Wilson told last week’s conference the study is “very close” to being finished, and Roper suggested the service planned to use the results to inform its “big idea pipeline.”
As one example of how the new approach might feed into real-world systems, he offered the forthcoming Advanced Battle Management System.
ABMS is the Air Force’s notional replacement for J-STARS, the airborne surveillance system it uses to track enemy forces on the ground. Instead of replacing one aging surveillance airplane with a newer airframe, it’s decided to try to deliver the same capabilities via a networked system of sensors that it hopes will be more survivable in future combat scenarios.
“We are going to have to break it up and put part of it in space, part of it in air, potentially have an attritable layer, and have the networking and data sharing amongst all of it so that it works as one organism, even though it really is a separate diversified family of systems,” he said. “We’ve never done anything like that. So has to be shepherded differently, because it will bring in next gen technology, but in a framework that will move forward into a program of record.”
Feeding the pipeline will require some money beyond the $2 billion the Air Force already spends on science and technology. And Roper says he hopes to find much of it by squeezing savings out of the service’s existing weapons system sustainment costs, which currently make up about 70 percent of the total lifecycle spending for an average weapons platform.
Cutting those costs by as little as 5-10 percent would go a long way toward making room for additional “big ideas” that would not otherwise see the light of day in the Air Force’s current funding portfolio, he said.
And Roper said there’s good reason to believe there are a significant number of dollars to be wrung from sustainment, because even though the Air Force’s logistics workforce is “defying gravity” with the quality of their work, the depots they work in are not always equipped with state-of-the-art technology and business processes.
But increasing the Air Force’s uptake rate for new technologies isn’t just a matter of making room for them in its budget.
Roper said the service realizes it also needs to make itself a much more attractive customer for smaller, non-traditional vendors, and that its acquisition workforce needs to become comfortable working with multiple types of companies — from huge defense primes to small startups.
As one way to address the latter group, the service is planning an event in New York later this week where it will sign $40 million in contracts with small firms that make dual-use products.
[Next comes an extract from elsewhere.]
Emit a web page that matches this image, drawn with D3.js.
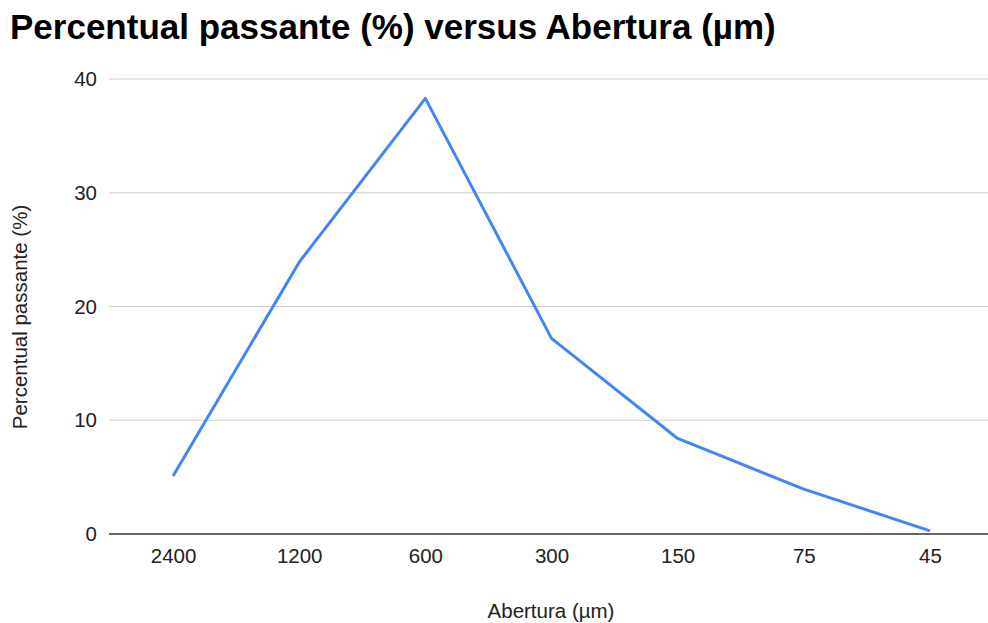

At the “Pitch Day,” each company the Air Force selects out of a group of 60 will be given a contract that’s no longer than one page, and the service will pay the firms on the same day, using government purchase cards.
“Pitch day will be our first entree to have an open door to nontraditional companies with dual-use technologies,” Roper said. “But it needs to be more than that. Prototyping is helping our defense industry base, but we need to do more than that. We will shepherd through the first generation of big ideas, but we need to be discussing those at every AFA.”